A daily accumulation of history and present as I follow the 2011 year through the baseball season and reflect on the glories and disappointments of the greatest game on Earth.

Tuesday, January 4, 2011

Josh Hamilton

After being named the first pick of the first round in 1999, the sky was the limit for Hamilton as he looked to the future and how he would be developing into the star that the Tampa Bay Devil Rays, who had still not been exorcised, had needed to move forward to the future. Behind him in the 2nd round was Carl Crawford. On the free agent front were players like Wade Boggs, Fred McGriff, and Jose Canseco. Wilson Alvarez offered hope that he could return to the form that he hoped he contained when they signed him the previous year and some guy named Rolando Arrojo was a runner up for the Rookie of the Year award.

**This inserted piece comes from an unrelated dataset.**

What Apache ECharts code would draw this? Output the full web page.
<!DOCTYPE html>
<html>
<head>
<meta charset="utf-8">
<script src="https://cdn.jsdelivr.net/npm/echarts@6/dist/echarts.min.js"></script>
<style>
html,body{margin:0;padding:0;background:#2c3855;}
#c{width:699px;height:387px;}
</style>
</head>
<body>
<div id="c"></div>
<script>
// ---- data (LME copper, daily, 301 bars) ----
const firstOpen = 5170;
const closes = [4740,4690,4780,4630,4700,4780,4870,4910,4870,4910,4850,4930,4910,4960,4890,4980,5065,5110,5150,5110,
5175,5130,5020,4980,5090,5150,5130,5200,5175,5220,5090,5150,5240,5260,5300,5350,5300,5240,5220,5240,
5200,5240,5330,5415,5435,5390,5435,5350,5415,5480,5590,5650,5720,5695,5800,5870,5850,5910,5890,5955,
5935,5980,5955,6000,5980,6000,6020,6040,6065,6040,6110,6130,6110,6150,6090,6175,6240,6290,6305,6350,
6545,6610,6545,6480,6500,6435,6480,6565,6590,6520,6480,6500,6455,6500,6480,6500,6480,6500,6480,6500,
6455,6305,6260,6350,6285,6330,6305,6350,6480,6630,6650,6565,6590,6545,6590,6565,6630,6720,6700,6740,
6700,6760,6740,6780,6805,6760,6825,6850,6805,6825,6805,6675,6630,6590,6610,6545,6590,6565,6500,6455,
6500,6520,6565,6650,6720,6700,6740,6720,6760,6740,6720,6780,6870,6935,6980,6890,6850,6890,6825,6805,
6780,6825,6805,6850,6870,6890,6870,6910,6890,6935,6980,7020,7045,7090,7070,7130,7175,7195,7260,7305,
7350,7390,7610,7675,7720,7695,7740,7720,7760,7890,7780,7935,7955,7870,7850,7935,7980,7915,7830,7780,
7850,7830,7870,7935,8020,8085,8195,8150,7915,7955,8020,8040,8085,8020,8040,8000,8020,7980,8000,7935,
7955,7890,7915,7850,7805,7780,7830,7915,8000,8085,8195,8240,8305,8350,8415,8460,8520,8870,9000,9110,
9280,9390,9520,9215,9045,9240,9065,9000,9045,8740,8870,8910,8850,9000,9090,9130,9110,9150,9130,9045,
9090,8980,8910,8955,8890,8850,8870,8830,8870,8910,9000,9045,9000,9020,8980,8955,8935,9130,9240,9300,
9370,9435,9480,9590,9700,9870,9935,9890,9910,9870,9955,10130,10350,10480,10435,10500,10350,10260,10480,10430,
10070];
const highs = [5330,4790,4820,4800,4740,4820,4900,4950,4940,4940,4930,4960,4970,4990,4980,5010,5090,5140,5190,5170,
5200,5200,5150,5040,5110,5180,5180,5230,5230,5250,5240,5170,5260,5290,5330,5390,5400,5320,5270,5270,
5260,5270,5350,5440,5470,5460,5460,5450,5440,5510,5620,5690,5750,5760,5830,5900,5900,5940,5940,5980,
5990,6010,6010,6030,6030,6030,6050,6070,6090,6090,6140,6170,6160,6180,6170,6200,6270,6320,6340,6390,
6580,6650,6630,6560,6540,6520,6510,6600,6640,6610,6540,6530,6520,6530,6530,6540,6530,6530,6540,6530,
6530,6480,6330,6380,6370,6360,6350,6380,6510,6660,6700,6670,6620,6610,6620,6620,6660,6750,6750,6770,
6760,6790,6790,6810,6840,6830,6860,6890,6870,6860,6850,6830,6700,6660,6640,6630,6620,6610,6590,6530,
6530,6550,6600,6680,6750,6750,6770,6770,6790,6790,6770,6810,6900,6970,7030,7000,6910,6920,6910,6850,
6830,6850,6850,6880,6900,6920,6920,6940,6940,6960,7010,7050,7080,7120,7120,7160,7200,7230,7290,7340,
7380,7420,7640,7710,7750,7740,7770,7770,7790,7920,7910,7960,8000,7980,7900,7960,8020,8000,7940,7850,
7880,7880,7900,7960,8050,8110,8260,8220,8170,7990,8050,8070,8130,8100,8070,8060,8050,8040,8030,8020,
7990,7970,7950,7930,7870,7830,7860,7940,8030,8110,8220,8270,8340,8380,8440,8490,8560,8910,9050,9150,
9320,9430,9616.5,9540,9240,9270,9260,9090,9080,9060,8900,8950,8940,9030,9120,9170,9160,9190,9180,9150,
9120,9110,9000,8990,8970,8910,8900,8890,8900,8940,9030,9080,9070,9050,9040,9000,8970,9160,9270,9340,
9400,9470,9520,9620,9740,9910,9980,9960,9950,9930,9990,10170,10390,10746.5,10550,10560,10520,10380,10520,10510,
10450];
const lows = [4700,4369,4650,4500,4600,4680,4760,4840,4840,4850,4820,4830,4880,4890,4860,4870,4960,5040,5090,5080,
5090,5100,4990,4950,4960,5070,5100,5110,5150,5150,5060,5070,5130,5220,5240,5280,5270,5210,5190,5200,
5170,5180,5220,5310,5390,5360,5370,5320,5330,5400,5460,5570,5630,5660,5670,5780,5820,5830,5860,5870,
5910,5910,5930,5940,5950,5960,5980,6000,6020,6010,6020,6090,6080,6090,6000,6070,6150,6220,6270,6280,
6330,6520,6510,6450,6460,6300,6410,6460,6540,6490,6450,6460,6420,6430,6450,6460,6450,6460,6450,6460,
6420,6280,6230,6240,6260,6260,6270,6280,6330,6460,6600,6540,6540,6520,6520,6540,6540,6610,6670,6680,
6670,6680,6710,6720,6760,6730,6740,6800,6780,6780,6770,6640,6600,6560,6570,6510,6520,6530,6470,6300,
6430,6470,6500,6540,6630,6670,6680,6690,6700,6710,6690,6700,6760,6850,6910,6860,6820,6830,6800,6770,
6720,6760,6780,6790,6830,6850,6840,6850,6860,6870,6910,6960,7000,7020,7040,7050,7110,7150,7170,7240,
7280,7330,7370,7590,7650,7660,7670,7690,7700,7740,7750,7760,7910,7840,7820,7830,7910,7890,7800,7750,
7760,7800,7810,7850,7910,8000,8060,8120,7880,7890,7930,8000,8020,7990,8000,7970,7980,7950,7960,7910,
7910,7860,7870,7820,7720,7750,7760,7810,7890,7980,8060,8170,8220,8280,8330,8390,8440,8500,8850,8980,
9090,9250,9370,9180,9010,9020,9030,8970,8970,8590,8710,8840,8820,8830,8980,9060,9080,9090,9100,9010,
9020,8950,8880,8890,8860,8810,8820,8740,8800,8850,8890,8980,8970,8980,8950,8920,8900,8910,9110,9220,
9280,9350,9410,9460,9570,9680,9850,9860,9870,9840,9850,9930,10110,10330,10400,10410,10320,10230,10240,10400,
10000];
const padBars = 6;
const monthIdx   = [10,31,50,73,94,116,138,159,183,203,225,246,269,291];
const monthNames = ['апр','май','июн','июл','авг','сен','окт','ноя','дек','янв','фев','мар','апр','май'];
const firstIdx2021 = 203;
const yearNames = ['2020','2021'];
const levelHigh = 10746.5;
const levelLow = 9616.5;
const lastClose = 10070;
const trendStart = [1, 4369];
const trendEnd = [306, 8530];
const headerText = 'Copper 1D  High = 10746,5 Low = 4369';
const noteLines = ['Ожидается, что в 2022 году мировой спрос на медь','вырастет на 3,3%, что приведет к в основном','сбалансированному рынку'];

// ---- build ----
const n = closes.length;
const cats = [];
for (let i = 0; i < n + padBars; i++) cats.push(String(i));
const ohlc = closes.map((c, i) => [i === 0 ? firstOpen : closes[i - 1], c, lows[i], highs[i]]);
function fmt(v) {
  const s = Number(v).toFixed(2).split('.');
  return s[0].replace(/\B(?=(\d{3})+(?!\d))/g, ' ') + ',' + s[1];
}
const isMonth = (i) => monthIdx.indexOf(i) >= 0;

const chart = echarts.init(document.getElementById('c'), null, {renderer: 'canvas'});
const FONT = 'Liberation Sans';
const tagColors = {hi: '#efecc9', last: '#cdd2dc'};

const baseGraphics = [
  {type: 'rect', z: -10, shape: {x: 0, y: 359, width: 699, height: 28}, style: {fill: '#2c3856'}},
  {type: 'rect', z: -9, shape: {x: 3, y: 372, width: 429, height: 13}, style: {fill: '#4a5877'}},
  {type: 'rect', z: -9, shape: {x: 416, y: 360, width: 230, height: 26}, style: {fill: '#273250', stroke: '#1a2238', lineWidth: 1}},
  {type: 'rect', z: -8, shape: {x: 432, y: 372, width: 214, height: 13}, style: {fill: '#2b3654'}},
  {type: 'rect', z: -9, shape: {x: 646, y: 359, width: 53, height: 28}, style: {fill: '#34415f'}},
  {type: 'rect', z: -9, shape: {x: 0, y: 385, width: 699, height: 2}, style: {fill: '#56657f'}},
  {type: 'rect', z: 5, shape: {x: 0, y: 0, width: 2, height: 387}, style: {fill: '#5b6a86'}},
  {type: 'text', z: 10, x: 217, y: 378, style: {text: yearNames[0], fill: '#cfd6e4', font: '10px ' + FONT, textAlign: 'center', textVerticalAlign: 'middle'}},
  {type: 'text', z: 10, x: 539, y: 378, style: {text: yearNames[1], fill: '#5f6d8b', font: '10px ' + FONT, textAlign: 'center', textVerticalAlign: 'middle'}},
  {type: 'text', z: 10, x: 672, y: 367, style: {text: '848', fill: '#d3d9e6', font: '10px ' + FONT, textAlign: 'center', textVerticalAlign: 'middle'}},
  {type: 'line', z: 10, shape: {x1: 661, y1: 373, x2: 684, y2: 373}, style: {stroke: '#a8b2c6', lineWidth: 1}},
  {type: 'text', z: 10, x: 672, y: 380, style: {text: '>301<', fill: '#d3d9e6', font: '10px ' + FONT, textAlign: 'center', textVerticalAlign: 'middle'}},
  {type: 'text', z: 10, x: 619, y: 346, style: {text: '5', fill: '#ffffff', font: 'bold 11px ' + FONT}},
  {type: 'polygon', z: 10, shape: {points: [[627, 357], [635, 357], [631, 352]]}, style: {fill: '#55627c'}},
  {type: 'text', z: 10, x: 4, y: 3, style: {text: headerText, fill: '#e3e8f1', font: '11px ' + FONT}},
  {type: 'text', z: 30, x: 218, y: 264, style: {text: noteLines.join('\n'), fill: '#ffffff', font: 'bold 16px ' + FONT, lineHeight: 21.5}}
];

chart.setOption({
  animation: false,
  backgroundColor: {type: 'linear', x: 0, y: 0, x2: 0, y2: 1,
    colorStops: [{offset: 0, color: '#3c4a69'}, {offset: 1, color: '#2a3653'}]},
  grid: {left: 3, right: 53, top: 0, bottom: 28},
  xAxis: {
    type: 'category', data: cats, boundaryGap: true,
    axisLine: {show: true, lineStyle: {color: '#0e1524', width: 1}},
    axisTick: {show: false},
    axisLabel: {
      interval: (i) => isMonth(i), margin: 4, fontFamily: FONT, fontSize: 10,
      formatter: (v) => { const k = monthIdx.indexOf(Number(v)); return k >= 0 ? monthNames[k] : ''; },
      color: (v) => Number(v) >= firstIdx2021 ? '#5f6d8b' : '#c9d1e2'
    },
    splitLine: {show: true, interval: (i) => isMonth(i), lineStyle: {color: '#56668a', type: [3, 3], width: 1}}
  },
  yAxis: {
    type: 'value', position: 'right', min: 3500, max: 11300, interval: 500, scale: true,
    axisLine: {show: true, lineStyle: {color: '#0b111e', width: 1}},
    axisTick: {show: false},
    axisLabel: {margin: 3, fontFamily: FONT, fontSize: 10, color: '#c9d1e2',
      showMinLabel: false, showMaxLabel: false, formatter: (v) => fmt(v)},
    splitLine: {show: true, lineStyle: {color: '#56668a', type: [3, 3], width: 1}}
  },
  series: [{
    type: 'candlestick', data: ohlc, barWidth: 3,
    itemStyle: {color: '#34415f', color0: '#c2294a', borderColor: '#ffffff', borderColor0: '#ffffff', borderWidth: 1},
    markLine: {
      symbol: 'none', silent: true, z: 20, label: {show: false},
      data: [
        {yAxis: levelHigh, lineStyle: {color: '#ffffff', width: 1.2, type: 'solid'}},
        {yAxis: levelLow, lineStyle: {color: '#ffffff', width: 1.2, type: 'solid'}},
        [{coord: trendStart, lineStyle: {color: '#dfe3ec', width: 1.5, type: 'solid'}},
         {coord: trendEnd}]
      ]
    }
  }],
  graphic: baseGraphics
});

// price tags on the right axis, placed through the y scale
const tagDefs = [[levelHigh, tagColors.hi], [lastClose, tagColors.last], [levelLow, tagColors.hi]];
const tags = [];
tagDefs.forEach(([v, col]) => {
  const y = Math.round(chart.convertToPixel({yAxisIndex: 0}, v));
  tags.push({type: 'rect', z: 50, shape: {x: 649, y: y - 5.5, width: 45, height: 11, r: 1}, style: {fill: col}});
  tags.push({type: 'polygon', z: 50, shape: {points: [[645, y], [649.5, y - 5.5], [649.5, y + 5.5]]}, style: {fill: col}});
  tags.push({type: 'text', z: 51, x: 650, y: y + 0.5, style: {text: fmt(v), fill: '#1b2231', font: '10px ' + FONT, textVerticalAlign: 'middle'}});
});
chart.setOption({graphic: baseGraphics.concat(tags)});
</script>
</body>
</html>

With a lot of gambles and a lot of youth in the American League East, the Devil Rays hoped to build as they improved and drew fans to Tropicana Stadium. Much was made for the hope of their youth, especially Hamilton, and who knew? Perhaps this would be a quick turn around, like the other Florida team who went from non existent to world champions in their 5th season.
However, Hamilton found other things to make his life go... like the heart racing pleasures and pains of crack cocaine.

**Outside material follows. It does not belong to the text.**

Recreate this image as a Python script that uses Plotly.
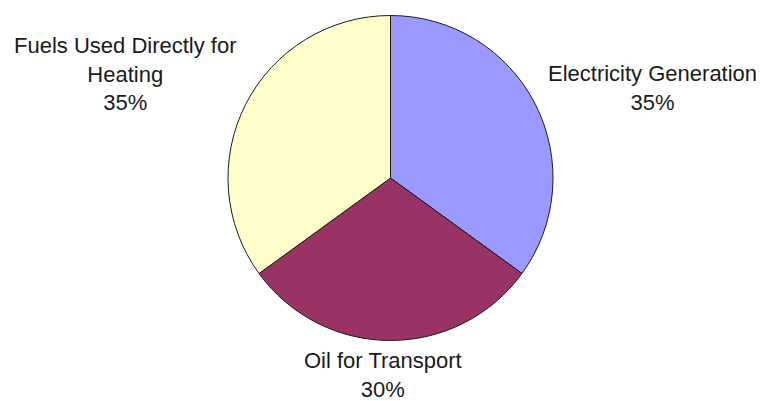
import plotly.graph_objects as go

# Share of fuel use by purpose
categories = ["Electricity Generation", "Oil for Transport", "Fuels Used Directly for<br>Heating"]
shares = [35, 30, 35]
colors = ["#9999FF", "#993366", "#FFFFCC"]

W, H = 761, 401

fig = go.Figure(
    go.Pie(
        labels=categories,
        values=shares,
        sort=False,
        direction="clockwise",
        rotation=0,
        marker=dict(colors=colors, line=dict(color="#1a1a1a", width=1)),
        textinfo="none",
        hoverinfo="label+percent",
        showlegend=False,
        domain=dict(x=[228 / W, 553 / W], y=[1 - 341 / H, 1 - 15 / H]),
    )
)

# Label blocks placed beside each slice (pixel centres)
label_pos = [(652, 88), (383, 375), (125, 74)]
for name, val, (px, py) in zip(categories, shares, label_pos):
    fig.add_annotation(
        text=f"{name}<br>{val}%",
        xref="paper", yref="paper",
        x=px / W, y=1 - py / H,
        xanchor="center", yanchor="middle",
        showarrow=False,
        align="center",
        font=dict(family="Liberation Sans, Arial, sans-serif", size=22, color="#1a1a1a"),
    )

fig.update_layout(
    width=W, height=H,
    margin=dict(l=0, r=0, t=0, b=0),
    paper_bgcolor="white",
    plot_bgcolor="white",
)

fig.write_html("out.html")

Not listening to Whitney Houston about how crack was whack, Hamilton took his life to "strange places" and "bad decisions."
After wandering in and out of crackhouses and through the middle of a highway in a drug dependent trance, Hamilton recovered in what he termed a "God thing." Proof that there is always hope at the bottom of the barrel, bottle, syringe, and spoon, Hamilton moved forward with life and gave it another go after the Devil Rays jettisoned him to the Cubs in the 2006 Rule 5 draft. Like a house made over by successful flippers, he was immediately sent packing to the Reds who made him a blossoming star in 2007. A .292 batting average and 19 home runs showed promise and sent the North Carolinian to Arlington as he had a break out season and a hell of a home run derby in front of the world who now praised him as a recovered drug addict with slight emphasis on the Christianity that made it all possible.

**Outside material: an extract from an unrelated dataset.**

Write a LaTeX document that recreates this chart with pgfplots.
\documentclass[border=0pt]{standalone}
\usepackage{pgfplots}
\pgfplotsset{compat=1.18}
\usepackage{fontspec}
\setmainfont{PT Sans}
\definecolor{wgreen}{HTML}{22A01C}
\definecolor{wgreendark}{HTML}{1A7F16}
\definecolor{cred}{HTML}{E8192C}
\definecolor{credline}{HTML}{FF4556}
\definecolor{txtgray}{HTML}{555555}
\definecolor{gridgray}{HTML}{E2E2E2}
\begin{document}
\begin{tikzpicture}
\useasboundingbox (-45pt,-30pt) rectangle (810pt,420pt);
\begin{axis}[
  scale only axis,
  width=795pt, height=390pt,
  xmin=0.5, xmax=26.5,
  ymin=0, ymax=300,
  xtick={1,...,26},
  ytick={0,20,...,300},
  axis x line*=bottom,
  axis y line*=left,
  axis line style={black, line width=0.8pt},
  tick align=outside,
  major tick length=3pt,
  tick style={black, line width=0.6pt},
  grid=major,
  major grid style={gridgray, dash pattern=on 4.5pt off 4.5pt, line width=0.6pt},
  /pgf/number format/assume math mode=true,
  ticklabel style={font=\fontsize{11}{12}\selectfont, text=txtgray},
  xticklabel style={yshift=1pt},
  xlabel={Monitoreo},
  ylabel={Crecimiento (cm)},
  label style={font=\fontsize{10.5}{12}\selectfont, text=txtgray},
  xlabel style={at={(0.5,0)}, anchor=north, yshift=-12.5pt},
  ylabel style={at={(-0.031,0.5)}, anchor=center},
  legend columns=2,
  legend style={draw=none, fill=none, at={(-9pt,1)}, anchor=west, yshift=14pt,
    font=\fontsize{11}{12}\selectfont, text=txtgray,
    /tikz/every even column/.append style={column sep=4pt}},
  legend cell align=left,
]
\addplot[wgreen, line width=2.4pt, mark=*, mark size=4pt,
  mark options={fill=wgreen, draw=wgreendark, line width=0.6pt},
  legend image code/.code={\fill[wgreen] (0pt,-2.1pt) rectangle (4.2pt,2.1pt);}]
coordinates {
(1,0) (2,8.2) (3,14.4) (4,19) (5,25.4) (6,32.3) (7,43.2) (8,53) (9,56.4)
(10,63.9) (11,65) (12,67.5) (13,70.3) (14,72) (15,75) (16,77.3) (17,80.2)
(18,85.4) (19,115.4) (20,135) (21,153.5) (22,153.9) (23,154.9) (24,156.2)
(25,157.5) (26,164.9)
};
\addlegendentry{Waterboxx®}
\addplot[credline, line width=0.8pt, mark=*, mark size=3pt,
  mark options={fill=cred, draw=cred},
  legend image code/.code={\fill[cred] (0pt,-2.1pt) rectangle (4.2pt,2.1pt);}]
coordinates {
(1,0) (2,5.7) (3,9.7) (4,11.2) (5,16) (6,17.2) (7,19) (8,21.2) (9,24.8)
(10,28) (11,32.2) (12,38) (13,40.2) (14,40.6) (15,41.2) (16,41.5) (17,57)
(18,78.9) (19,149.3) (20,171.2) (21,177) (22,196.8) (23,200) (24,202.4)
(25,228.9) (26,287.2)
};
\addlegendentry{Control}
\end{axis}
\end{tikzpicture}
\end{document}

And for the purpose of religion and having something to do in front of fans who looked up to him and his story, Hamilton became something with the belief of his wife and child who saw him through eight different stints in rehab. He went on to hit a record 28 home runs in the first round of the 2008 home run derby at Yankee Stadium with the help of a grandmother who took his grunged-out drug-addled self in when he came to her door in 2005 as a barely unrecognizable body.
Proof that dreams come true, but that it's not always easy to move straight through as he relapsed into alcoholic partying time and injuries, but 2010 was back to form as he won the A.L. MVP Award despite MORE injuries that kept him from playing the full season. Still, he hit 32 home runs, 100 RBIs, and .356 over a season that consisted of 518 at bats. Even more so, his OPS was 1.044, which is hellacious - even in Texas.
This took him and his team to the World Series via the Yankees and his former team that he never quite made it to, the revamped Rays who had now been in the playoffs twice.
In thoughts of what could have been and of keeping Hamilton straight, there were many, but the Rangers kept their star in line with modified celebrations of ginger ale instead of champagne.
And here is another place where we hope and wish for the best as Hamilton needs to keep clean and stop partying the life of a dumb jock / ex addict. There is more glory in Cooperstown than up against the ass of a trashy waitress or doing shots off another woman's chest while his supportive wife sits at home. This is not to say that he's a bad person. We all slip and do stupid stuff; it's just that most of us can't hit a major league curve ball while carrying the hopes of this feel good second chance nation of ours to post season glory.